I don't think this is true. Android is not a thing you buy, just like iOS is not something you buy. You buy the phone, with the OS. So for comparison purposes, you can't say it's "Android v. iOS". It has to be handsets for the iPhone. Until you can reasonably buy phone OS's, really, there is no such thing as a market for Android the platform. Since the platform is so fragmented, switching between Android platforms is non-trivial.

In this regard iPhone is a huge market leader and has a greater share than competing products. And that gulf is wide enough that in other industries, combined with the market power, there is a reasonable case to be made that Apple has monopoly control of the smartphone market in the US.

Comment: Re:Not about code (Score 1) 307

by danheskett (#48876779) Attached to: Blackberry CEO: Net Neutrality Means Mandating Cross-Platform Apps

As people are always delighted to point out, Apple's market share is by no means the majority. Apple isn't a utility.

I agree, but only for now. In the future, if they are running a communication service over a public utility (i.e. regulated internet access), it certainly seems iMessage is exactly like other communication services over regulated infrastructure, namely phone service. Carriers can't lock out each other from similiar over the air services, like SMS, for the same reason.

BlackBerry missed the boat about a dozen times at this point and that's their fault, not Apple's.
Yeah, BB is totally irrelevant to the meat of the discussion. They are screwed.

As far as Apple and monopoly power, it's an interest case. A company does not need to have X% of a market to have a monopoly. Companies have monopoly power with much smaller shares. In some industries, a company can have monopoly power with even 20% of the market. In terms of Smartphones, it's often seen as "Google v. Apple". But really, Google is just a small player. Just because Android runs on many smartphones, does not mean that Google is a direct actor in the market. Apple competes with partnerships of Google/Handset maker. If you were to look at share in this light, I think Apple is by far the largest player. (But I can't find any numbers. Last I found was in mid-2014, with Apple around 40% and Google around 45% and everyone else doing the rest).

The key elements of Apple's monopoly power are there though: they can effectively set prices in the market, they have the ability to raise or lower production to affect prices and availability of the good, they can suppress or increase the market by withholding or releasing products. This last one is important.

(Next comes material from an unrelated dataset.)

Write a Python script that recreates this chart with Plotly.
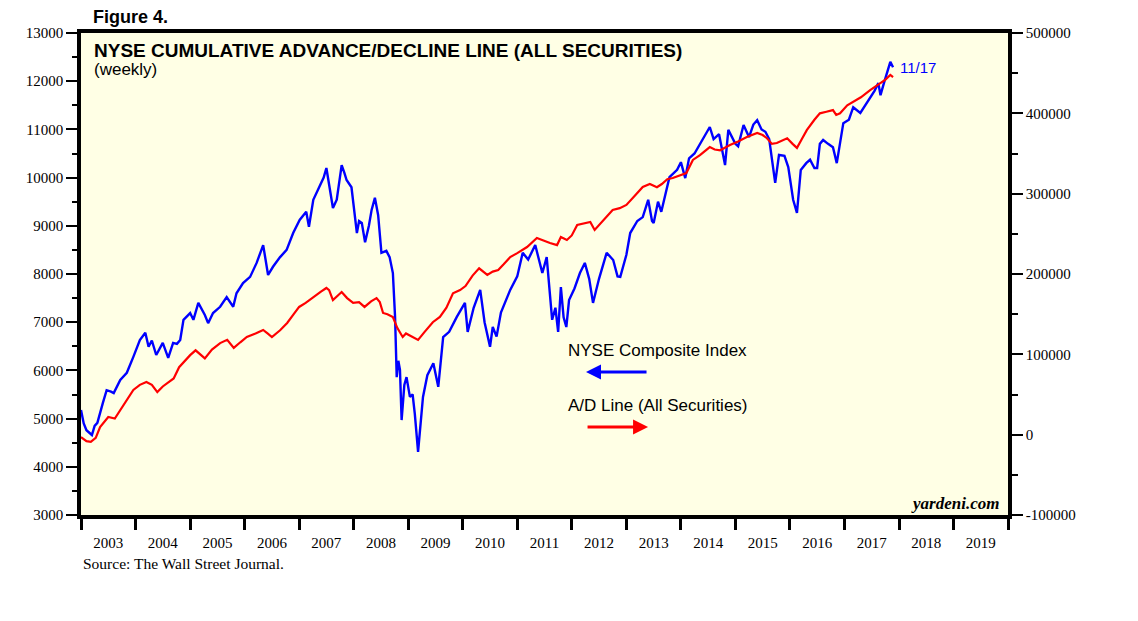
import datetime as dt
import plotly.graph_objects as go

# ---- data (decimal year, value) ----
nyse_t = [2003.00, 2003.05, 2003.10, 2003.20, 2003.25, 2003.30, 2003.40, 2003.47, 2003.55, 2003.60,
          2003.72, 2003.84, 2003.96, 2004.08, 2004.18, 2004.24, 2004.30, 2004.38, 2004.50, 2004.60,
          2004.69, 2004.76, 2004.82, 2004.88, 2005.00, 2005.06, 2005.15, 2005.27, 2005.33, 2005.42,
          2005.55, 2005.67, 2005.79, 2005.85, 2005.97, 2006.10, 2006.22, 2006.34, 2006.43, 2006.52,
          2006.65, 2006.77, 2006.89, 2007.01, 2007.13, 2007.18, 2007.26, 2007.38, 2007.45, 2007.50,
          2007.58, 2007.62, 2007.69, 2007.78, 2007.83, 2007.87, 2007.96, 2008.06, 2008.10, 2008.15,
          2008.21, 2008.28, 2008.33, 2008.39, 2008.45, 2008.51, 2008.60, 2008.66, 2008.72, 2008.76,
          2008.79, 2008.82, 2008.85, 2008.88, 2008.93, 2008.97, 2009.03, 2009.08, 2009.12, 2009.18,
          2009.27, 2009.35, 2009.46, 2009.55, 2009.64, 2009.75, 2009.89, 2010.04, 2010.09, 2010.20,
          2010.32, 2010.40, 2010.50, 2010.55, 2010.62, 2010.70, 2010.87, 2011.00, 2011.10, 2011.20,
          2011.33, 2011.40, 2011.46, 2011.54, 2011.60, 2011.64, 2011.70, 2011.75, 2011.80, 2011.85,
          2011.90, 2011.95, 2012.05, 2012.15, 2012.24, 2012.32, 2012.39, 2012.50, 2012.64, 2012.76,
          2012.84, 2012.89, 2013.00, 2013.07, 2013.20, 2013.30, 2013.40, 2013.47, 2013.50, 2013.58,
          2013.64, 2013.72, 2013.79, 2013.93, 2014.00, 2014.08, 2014.15, 2014.25, 2014.35, 2014.45,
          2014.53, 2014.60, 2014.70, 2014.81, 2014.87, 2015.00, 2015.05, 2015.15, 2015.25, 2015.33,
          2015.40, 2015.48, 2015.55, 2015.62, 2015.67, 2015.73, 2015.80, 2015.90, 2015.97, 2016.06,
          2016.13, 2016.20, 2016.30, 2016.37, 2016.45, 2016.50, 2016.55, 2016.61, 2016.70, 2016.79,
          2016.86, 2016.98, 2017.08, 2017.16, 2017.29, 2017.38, 2017.47, 2017.55, 2017.62, 2017.66,
          2017.72, 2017.78, 2017.84, 2017.89]
nyse_v = [5180, 4900, 4760, 4660, 4850, 4910, 5320, 5590, 5560, 5530,
          5800, 5950, 6280, 6630, 6780, 6490, 6620, 6320, 6570, 6260,
          6570, 6550, 6630, 7050, 7190, 7050, 7400, 7150, 6980, 7190,
          7320, 7520, 7320, 7600, 7810, 7940, 8230, 8600, 7980, 8150,
          8350, 8500, 8850, 9120, 9290, 8980, 9540, 9850, 10000, 10200,
          9600, 9370, 9540, 10260, 10100, 9950, 9800, 8850, 9100, 9060,
          8660, 9000, 9330, 9580, 9220, 8440, 8480, 8350, 8020, 7110,
          5860, 6200, 6010, 4970, 5700, 5860, 5450, 5500, 5100, 4310,
          5450, 5900, 6150, 5660, 6690, 6800, 7110, 7400, 6800, 7300,
          7670, 7000, 6490, 6900, 6700, 7200, 7670, 7950, 8440, 8300,
          8600, 8300, 8020, 8350, 7600, 7050, 7300, 6800, 7730, 7100,
          6900, 7460, 7700, 8020, 8230, 7900, 7400, 7900, 8440, 8290,
          7950, 7940, 8400, 8850, 9100, 9180, 9540, 9100, 9060, 9500,
          9290, 9700, 10010, 10160, 10320, 9990, 10400, 10500, 10700, 10900,
          11050, 10800, 10900, 10260, 10990, 10700, 10650, 11090, 10840, 11100,
          11190, 11000, 10950, 10800, 10370, 9890, 10470, 10450, 10220, 9540,
          9270, 10160, 10300, 10370, 10200, 10200, 10700, 10780, 10700, 10630,
          10300, 11130, 11200, 11460, 11340, 11500, 11670, 11800, 11960, 11710,
          11950, 12170, 12400, 12290]

ad_t = [2003.00, 2003.10, 2003.18, 2003.27, 2003.35, 2003.50, 2003.62, 2003.80, 2003.96, 2004.08,
        2004.20, 2004.30, 2004.40, 2004.50, 2004.60, 2004.70, 2004.80, 2004.90, 2005.00, 2005.10,
        2005.27, 2005.40, 2005.55, 2005.68, 2005.80, 2005.92, 2006.04, 2006.20, 2006.34, 2006.42,
        2006.50, 2006.65, 2006.78, 2006.90, 2007.00, 2007.12, 2007.25, 2007.40, 2007.50, 2007.55,
        2007.62, 2007.70, 2007.78, 2007.88, 2007.99, 2008.10, 2008.20, 2008.32, 2008.42, 2008.48,
        2008.54, 2008.62, 2008.72, 2008.80, 2008.90, 2008.96, 2009.05, 2009.18, 2009.30, 2009.45,
        2009.58, 2009.70, 2009.82, 2009.95, 2010.05, 2010.18, 2010.30, 2010.38, 2010.45, 2010.55,
        2010.65, 2010.75, 2010.87, 2011.00, 2011.18, 2011.36, 2011.50, 2011.60, 2011.73, 2011.80,
        2011.91, 2012.00, 2012.10, 2012.25, 2012.34, 2012.42, 2012.55, 2012.65, 2012.75, 2012.88,
        2013.00, 2013.15, 2013.30, 2013.43, 2013.56, 2013.65, 2013.75, 2013.85, 2013.95, 2014.10,
        2014.22, 2014.35, 2014.53, 2014.62, 2014.72, 2014.90, 2015.05, 2015.21, 2015.40, 2015.50,
        2015.58, 2015.67, 2015.76, 2015.95, 2016.05, 2016.13, 2016.22, 2016.31, 2016.45, 2016.55,
        2016.67, 2016.79, 2016.85, 2016.92, 2017.05, 2017.16, 2017.30, 2017.47, 2017.65, 2017.75,
        2017.84, 2017.89]
ad_v = [-3000, -8000, -9000, -4000, 9500, 22000, 20000, 39400, 55600, 62000,
        65600, 62000, 53000, 60000, 65000, 70000, 84000, 92000, 99000, 105000,
        95000, 106000, 114000, 118000, 108000, 115000, 121600, 126000, 130300, 126000,
        121600, 130000, 139000, 150000, 159000, 164000, 171000, 178000, 182600, 180000,
        167600, 172000, 177600, 170000, 164000, 165000, 159000, 166000, 170000, 165000,
        151500, 150000, 146500, 133000, 121600, 126000, 123000, 118000, 128000, 140000,
        146500, 158000, 176000, 180000, 185000, 198000, 207000, 202000, 198800, 203000,
        205000, 212000, 221000, 226000, 233600, 244800, 241000, 238600, 236000, 246000,
        242300, 248000, 261000, 263000, 264700, 254800, 265000, 273000, 279700, 282000,
        286000, 297000, 308300, 312000, 308000, 312000, 318000, 319500, 322000, 325700,
        342000, 348000, 358000, 355000, 354000, 360600, 365000, 370500, 375500, 373000,
        369000, 362000, 363000, 369000, 362000, 357000, 368000, 379000, 392000, 400000,
        402000, 404000, 398000, 400000, 410000, 414000, 420000, 429000, 437800, 442000,
        447700, 445000]

left_ticks = [3000, 4000, 5000, 6000, 7000, 8000, 9000, 10000, 11000, 12000, 13000]
right_ticks = [-100000, 0, 100000, 200000, 300000, 400000, 500000]
right_labels = ["-100000", "0", "100000", "200000", "300000", "400000", "500000"]


def to_date(y):
    yr = int(y)
    return dt.datetime(yr, 1, 1) + dt.timedelta(days=(y - yr) * 365.25)


nyse_x = [to_date(t) for t in nyse_t]
ad_x = [to_date(t) for t in ad_t]

SERIF = "Liberation Serif, Times New Roman, serif"
SANS = "Liberation Sans, Arial, sans-serif"

fig = go.Figure()
fig.add_trace(go.Scatter(x=nyse_x, y=nyse_v, mode="lines", line=dict(color="#0000FF", width=2.4),
                         yaxis="y", showlegend=False))
fig.add_trace(go.Scatter(x=ad_x, y=ad_v, mode="lines", line=dict(color="#FF0000", width=2.2),
                         yaxis="y2", showlegend=False))

fig.update_layout(
    width=1130, height=613,
    margin=dict(l=73, r=130, t=25, b=106, pad=0),
    paper_bgcolor="white",
    plot_bgcolor="#FFFFE5",
    xaxis=dict(
        type="date", range=[dt.datetime(2003, 1, 1), dt.datetime(2020, 1, 1)],
        tick0="2003-01-01", dtick="M12", tickformat="%Y", ticklabelmode="period",
        ticks="outside", ticklen=11, tickwidth=2.5, tickcolor="black",
        showline=True, linewidth=3.5, linecolor="black", mirror=True,
        showgrid=False, zeroline=False,
        tickfont=dict(family=SERIF, size=15, color="black"),
    ),
    yaxis=dict(
        range=[3000, 13000], tickvals=left_ticks, tickformat="d",
        ticks="outside", ticklen=11, tickwidth=1.5, tickcolor="black",
        minor=dict(dtick=500, tick0=3000, ticks="outside", ticklen=5, tickwidth=1.5, tickcolor="black", showgrid=False),
        showline=True, linewidth=3.5, linecolor="black",
        showgrid=False, zeroline=False,
        tickfont=dict(family=SERIF, size=15, color="black"),
    ),
    yaxis2=dict(
        range=[-100000, 500000], tickvals=right_ticks, ticktext=right_labels,
        overlaying="y", side="right",
        ticks="outside", ticklen=11, tickwidth=1.5, tickcolor="black",
        minor=dict(dtick=50000, tick0=0, ticks="outside", ticklen=6, tickwidth=1.5, tickcolor="black", showgrid=False),
        showline=True, linewidth=3.5, linecolor="black",
        showgrid=False, zeroline=False,
        tickfont=dict(family=SERIF, size=15, color="black"),
    ),
)

ann = [
    dict(text="<b>Figure 4.</b>", x=0.0108, y=1.0325, xanchor="left", yanchor="middle",
         font=dict(family=SANS, size=18, color="black")),
    dict(text="<b>NYSE CUMULATIVE ADVANCE/DECLINE LINE (ALL SECURITIES)</b>", x=0.012, y=0.990,
         xanchor="left", yanchor="top", font=dict(family=SANS, size=19, color="black")),
    dict(text="(weekly)", x=0.012, y=0.948, xanchor="left", yanchor="top",
         font=dict(family=SANS, size=17, color="black")),
    dict(text="NYSE Composite Index", x=0.523, y=0.342, xanchor="left", yanchor="middle",
         font=dict(family=SANS, size=17, color="black")),
    dict(text="A/D Line (All Securities)", x=0.523, y=0.228, xanchor="left", yanchor="middle",
         font=dict(family=SANS, size=17, color="black")),
    dict(text="11/17", x=0.881, y=0.929, xanchor="left", yanchor="middle",
         font=dict(family=SANS, size=15, color="#0000FF")),
    dict(text="<b><i>yardeni.com</i></b>", x=0.9925, y=0.0, xanchor="right", yanchor="bottom",
         font=dict(family=SERIF, size=17, color="black")),
    dict(text="Source: The Wall Street Journal.", x=0.0, y=-0.0996, xanchor="left", yanchor="middle",
         font=dict(family=SERIF, size=15.5, color="black")),
]
for a in ann:
    fig.add_annotation(xref="paper", yref="paper", showarrow=False, **a)

# legend arrows
fig.add_annotation(xref="paper", yref="paper", x=0.5448, y=0.2967, ax=62, ay=0, text="",
                   showarrow=True, arrowhead=2, arrowsize=1, arrowwidth=3, arrowcolor="#0000FF")
fig.add_annotation(xref="paper", yref="paper", x=0.6117, y=0.1826, ax=-62, ay=0, text="",
                   showarrow=True, arrowhead=2, arrowsize=1, arrowwidth=3, arrowcolor="#FF0000")

fig.write_html("out.html")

This is an interesting time to see what happens with Apple. The practices and behavior of Apple right now are not far off from where MS got itself into trouble in the 1990's. Especially with regards to bundling, tying, and price controls.

Comment: Re:Please develop for my dying platform! (Score 1) 307

by danheskett (#48876647) Attached to: Blackberry CEO: Net Neutrality Means Mandating Cross-Platform Apps

Yeah, it's close to those examples.

The phone analogy almost fits, in that after the phone monopoly was ended, they really did have to open up the service to any phone. The difference being a phone has no operating system (at the time), it was just an electro-mechnical device operating to common standard.

The wording is just really bizarre. Downloading a service.

Comment: Re:Please develop for my dying platform! (Score 1) 307

by danheskett (#48875645) Attached to: Blackberry CEO: Net Neutrality Means Mandating Cross-Platform Apps

"Net Neutrality means mandating that developers and services must create something that works on your dying platform? Does that mean that NetFlix will have to make sure it works with Symbian too? How about PocketPC 2003?"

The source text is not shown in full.